Students from the Cockrell School of Engineering and McCombs School of Business are celebrating the “classic rivalry” between both schools by showcasing their physical and mental muscles in a week of competition that began Monday.
Engineering vs. Business Week, hosted annually by Student Engineering Council and Undergraduate Business Council, is a week-long series of contests, ranging from a trivia quiz to a case competition to a dodgeball game.
“The main goal is to promote inter-council competitions so business and engineering students can get to know each other,” Symridhi Mahajan, SEC co-chair and biomedical engineering senior, said. “[The rivalry] has been a tradition for the past couple years to foster a bigger community in both schools.”
Mahajan said she also had the opportunity to learn about UBC through this event.
“They’re very professional — they mentioned that email is their primary mode of communication while we use Facebook a lot,” Mahajan said. “When we have a meeting on Thursday, we’d say, ‘We have tests tomorrow,’ while they don’t have class on Friday.

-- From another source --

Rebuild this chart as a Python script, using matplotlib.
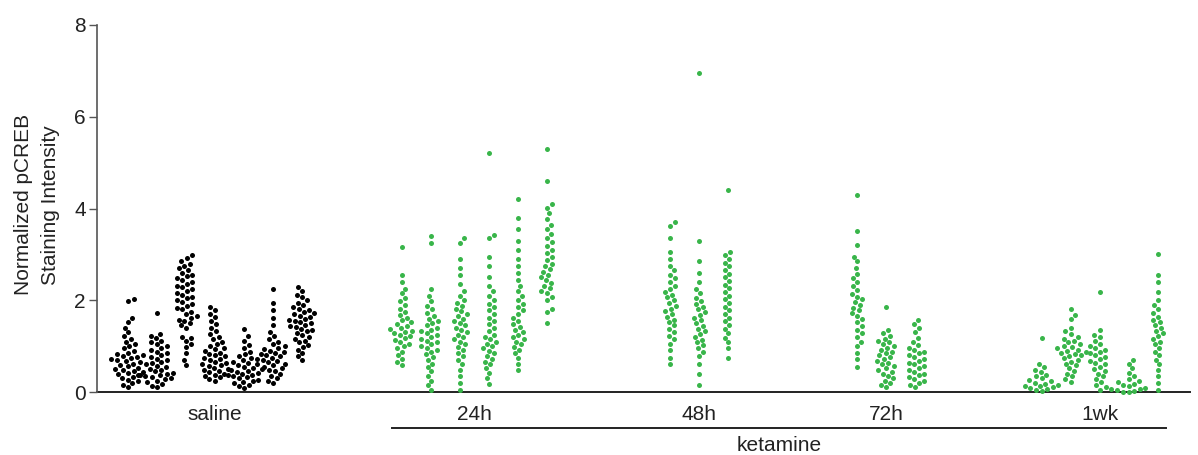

I thought it was funny how that works.”
UBC co-chair Dana Hwu said, although engineers and business professionals often have different jobs, many times they also have to work together.

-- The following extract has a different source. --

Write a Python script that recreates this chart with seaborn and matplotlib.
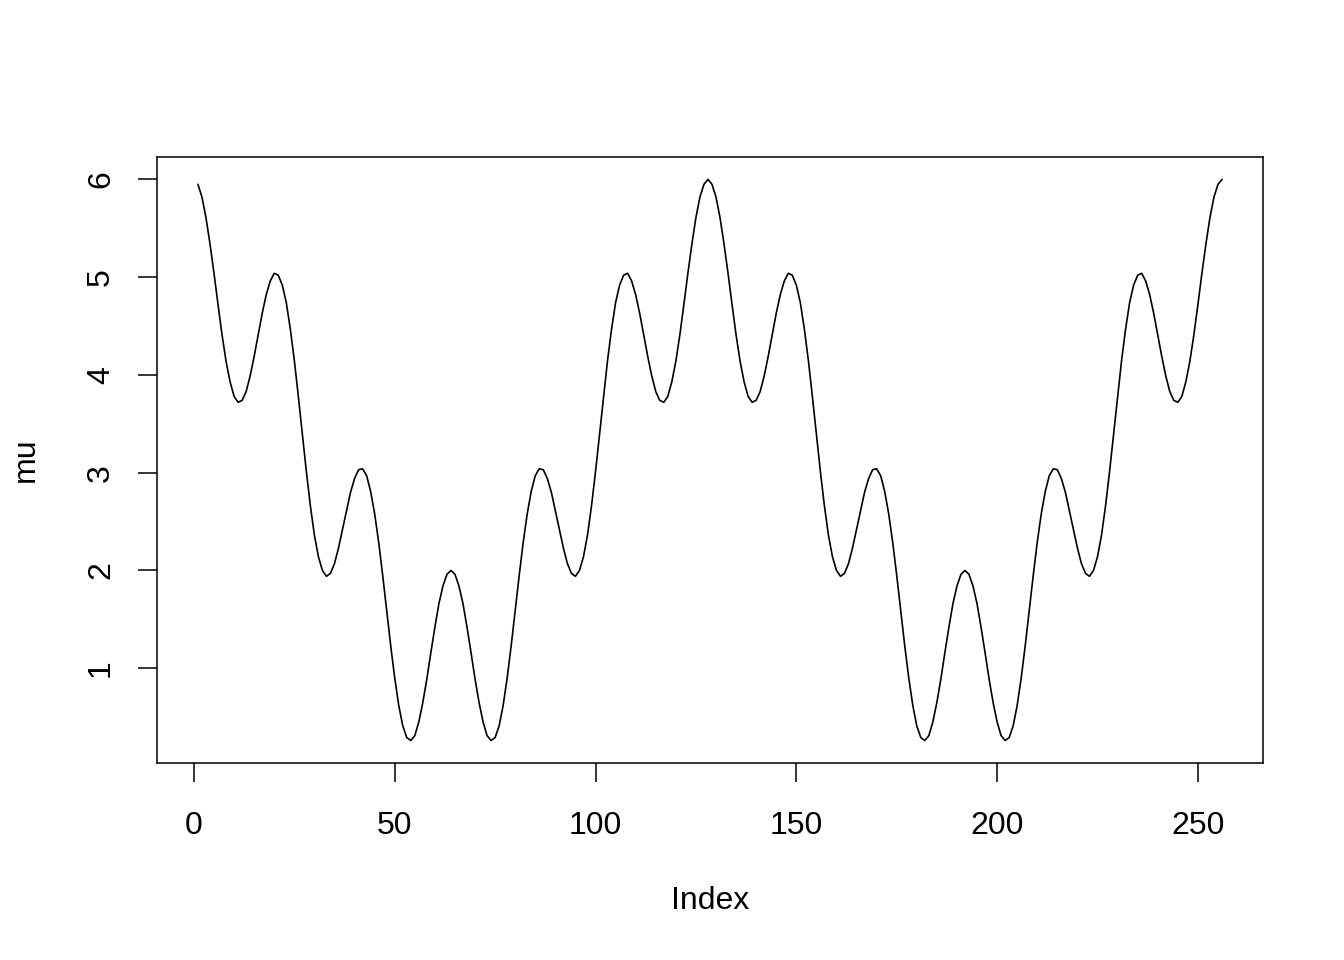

To model this, UBC partnered with Accenture to host a “design, build, sell” case competition in which groups consisting of two engineering and two business students worked together on building materials and solving business consulting problems, Hwu said.
“Accenture, a consulting firm, has been a consistent sponsor for EvB Week for years,” Hwu said. “They have hired a lot of business and engineering students from UT.”
Derek Schnur, supply chain management and electrical engineering senior, said engineering focuses on how the system operates, while business focuses on how to keep the entire system running as a whole.
“They’re visions of two different mindsets,” Schnur said. “I think the case competition is the best way throughout the week that helps the collaboration between business and engineering — it’s the key thing they’re trying to accomplish.”
Schnur, who co-chaired this event through UBC in spring 2013, said he will participate in the dodgeball game and join the business team because they have fewer people.
In 2013, engineering won the competition, and last year, business claimed the victory. This year so far, engineering has been leading the scores, and come what may, the eyes of Texas shall be upon them. The competition concludes Friday.